To meet growing CIS performance requirements in smartphones and vehicles, VisEra is developing thinner optical components and collaborating with clients on emerging applications, including AI glasses and optical AI communication systems.
Chairman Robert Kuan confirmed that VisEra will launch Phase 2 construction of its Longtan plant under TSMC's leasing framework, ensuring adequate capacity for future volume production of next-generation technologies.
Mobile devices accounted for 74% of VisEra's second-quarter revenue, down 8pp year-over-year. In contrast, automotive and surveillance segments rose to 16% and 10% of revenue, respectively, each up 4pp from the prior year.
VisEra attributed rising CIS demand to China's smartphone subsidies, enhanced EV sensing requirements, and the replacement push favoring domestic brands. The mainstreaming of 50-megapixel cameras has boosted CIS shipments and fab utilization, particularly at the high end. However, second-quarter gains were partially eroded by NT dollar appreciation, leading to a slight year-over-year revenue dip for the first half of 2025.

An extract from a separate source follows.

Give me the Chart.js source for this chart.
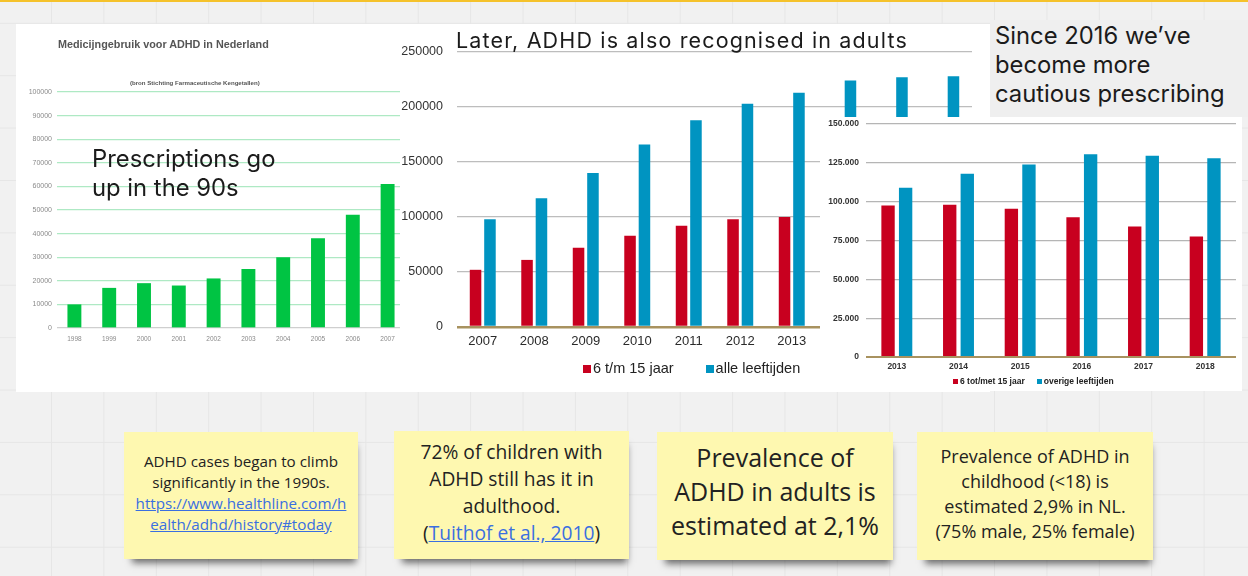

VisEra stated it maintains a full natural hedge against FX volatility, with revenue and raw material costs primarily in US dollars. However, labor and manufacturing costs are NT$-based. A 1% appreciation of the NT$ versus the US$ would reduce revenue by an equivalent 1%.
If the NT$/US$ exchange rate averages 28.6, VisEra forecasts third-quarter revenue to grow by a low- to mid-single-digit percentage quarter-over-quarter, with modest second-half gains. Gross and operating margins are expected to improve slightly, depending on FX trends, capacity utilization, and product mix.
VisEra reported second-quarter consolidated revenue of NT$2.219 billion, up 2% from the previous quarter but down 9.5% year-over-year. Gross margin declined to 22.8%, dropping 1.7 points sequentially and 6.8 points from a year earlier.
Operating profit reached NT$274 million with a margin of 12.3%, down 1 point quarter-over-quarter and 7.2 points year-over-year. Net income totaled NT$273 million, rising 1.49% sequentially but falling 35.6% from the same period last year.